See for yourself the the real Schwab — the Charles Schwab disowning responsibility for ruining people and small businesses — not the cuddly-talk-to-Chuck, we’re-your-pals Charles Schwab of the TV and newspaper commercials. Be sure not to miss the “memorandum of law” filed in August, 2010 by Schwab’s attorneys. This document lays out the arguments for Schwab’s motion (to be heard in February, 2011) for dismissing the case.
The NY courts website isn’t all that easy to use, but they get major props for putting everything online — giving important judicial proceedings like this light and air and making it possible for people like me to keep abreast of the case.
Here are some links and the all-important case number to enter into the eTrack system, once you have created a user id.
First, sign up for eTrack: http://iapps.courts.state.ny.us/webcivil/etrackLogin.
Next, go to Web Civil Supreme: http://iapps.courts.state.ny.us/webcivil/FCASMain
Select “index search” and enter case 453388/2009.
Then, click where indicated in this screenshot to open the case (click to see a larger image).

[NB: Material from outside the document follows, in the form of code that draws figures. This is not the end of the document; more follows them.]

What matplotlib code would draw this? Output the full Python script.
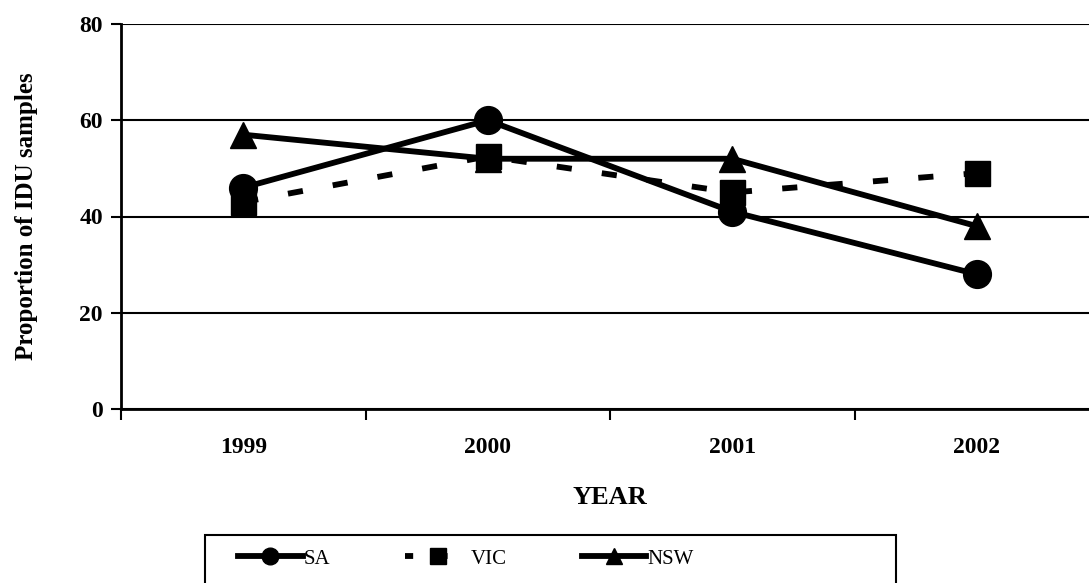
import matplotlib.pyplot as plt
from matplotlib.lines import Line2D
from matplotlib.patches import Rectangle

years = ["1999", "2000", "2001", "2002"]
sa = [46, 60, 41, 28]
vic = [43, 52.5, 45, 49]
nsw = [57, 52, 52, 38]

plt.rcParams["font.family"] = ["Liberation Serif", "DejaVu Serif"]

W, H = 1089, 583
fig = plt.figure(figsize=(W / 100, H / 100), dpi=100)
# axes box in pixels: left 121, right ~1099 (clipped), top 24, bottom 409
ax = fig.add_axes([121 / W, 1 - 409 / H, 978 / W, 385 / H])

x = list(range(len(years)))
lw = 4.2
ax.plot(x, sa, color="black", lw=lw, marker="o", ms=20, zorder=3, label="SA")
ax.plot(x, vic, color="black", lw=lw, marker="s", ms=18, dashes=(2.6, 5.2),
        zorder=3, label="VIC")
ax.plot(x, nsw, color="black", lw=lw, marker="^", ms=19, zorder=3, label="NSW")

ax.set_xlim(-0.5, 3.5)
ax.set_ylim(0, 80)
ax.set_yticks([0, 20, 40, 60, 80])
ax.yaxis.grid(True, color="black", lw=1.5)
ax.set_axisbelow(True)

# boundaries as major ticks, labels on category centres
ax.set_xticks([-0.5, 0.5, 1.5, 2.5, 3.5])
ax.set_xticklabels([])
ax.set_xticks(x, minor=True)
ax.set_xticklabels(years, minor=True)
ax.tick_params(axis="x", which="major", direction="out", length=8, width=1.5)
ax.tick_params(axis="x", which="minor", length=0, pad=20, labelsize=17)
ax.tick_params(axis="y", direction="out", length=7, width=1.5, labelsize=17, pad=6)
for lab in ax.get_xticklabels(minor=True) + ax.get_yticklabels():
    lab.set_fontweight("bold")

for side in ["top", "right"]:
    ax.spines[side].set_visible(False)
ax.spines["left"].set_linewidth(2)
ax.spines["bottom"].set_linewidth(2)

ax.set_xlabel("YEAR", fontsize=19, fontweight="bold", labelpad=20)
ax.set_ylabel("Proportion of IDU samples", fontsize=18, fontweight="bold", labelpad=30)

# legend box runs off the bottom edge of the picture
fig.add_artist(Rectangle((205 / W, -0.05), 691 / W, 1 - 535 / H + 0.05,
                         transform=fig.transFigure, fill=False,
                         edgecolor="black", lw=1.5))

handles = [
    Line2D([], [], color="black", lw=lw, marker="o", ms=12),
    Line2D([], [], color="black", lw=lw, marker="s", ms=12, dashes=(1.4, 4.5)),
    Line2D([], [], color="black", lw=lw, marker="^", ms=12),
]
leg = fig.legend(handles, ["SA", "VIC", "NSW"], ncol=3, loc="upper left",
                 bbox_to_anchor=(238 / W, 1 - 549 / H),
                 frameon=False, fontsize=15,
                 handlelength=3.1, handletextpad=0.05, columnspacing=3.6,
                 borderpad=0, borderaxespad=0)

fig.savefig("out.png", dpi=100)
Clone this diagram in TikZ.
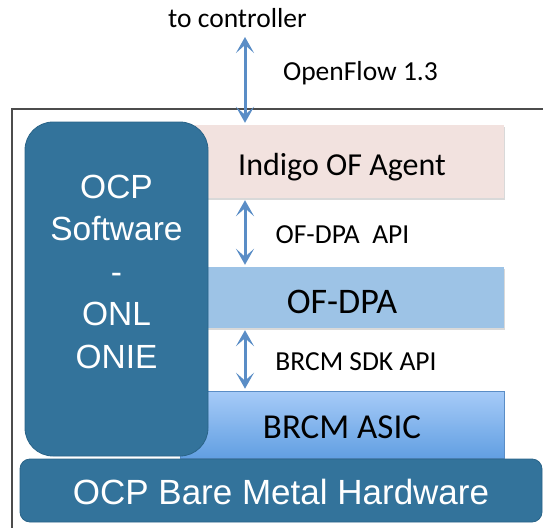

Finally, in the screen that pops up after selecting the case number, you can read documents filed in the case and, best of all, be notified by email of events (click for a larger image).
Let’s hope that the court in February is able to separate Schwab’s fallacious legal arguments from the overwhelming evidence of fraud contained in the original complaint and that the court will allow this case to proceed.
Oh, BTW, FINRA, where are YOU in all this? Still “investigating?”